Justice Sonia Sotomayor asked where people are supposed to sleep in a city that lacks sufficient shelter beds.
But several conservative justices, who make up a majority of the court, suggested that policymakers, and not judges, should be setting local rules for dealing with homeless people.
Chief Justice John G. Roberts Jr. asked the Biden administration’s lawyer why “these nine people” are the right ones to “weigh the policy judgment.”
The Supreme Court agreed to intervene in the case after hearing pleas from an unlikely coalition that spanned the political spectrum, including liberal leaders like California Gov. Gavin Newsom and officials in Republican-led states like Montana and Alabama. Their legal briefs described governments overwhelmed by the severity of the problem: More than 600,000 people are homeless nationwide, according to federal data, and nearly half sleep outside.

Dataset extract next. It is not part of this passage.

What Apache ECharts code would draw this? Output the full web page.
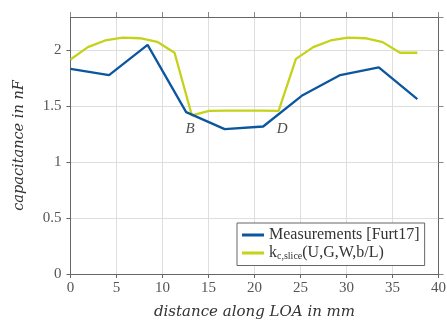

The case began in Grants Pass, Oregon, after officials started strictly enforcing a set of measures that outlawed sleeping or camping in public spaces like parks and in parked cars, imposing fines ranging from $75 to $295. The penalties increased substantially when unpaid and could eventually result in jail time or a park ban.
Three homeless people — Debra Blake, Gloria Johnson and John Logan — sued Grants Pass in 2018, saying the city, with a population of 40,000 people, was punishing them unconstitutionally “based on their status of being involuntarily homeless.” They cited the Eighth Amendment’s protections against cruel and unusual punishment.
There are officially more than 600 unhoused residents of Grants Pass, with another 1,000 living on the edge, but local service providers say at least twice as many are homeless. Grants Pass does not have a homeless shelter. Its only major transitional housing program, the Gospel Rescue Mission, is a privately-run religious facility with 138 beds and stringent requirements for residents.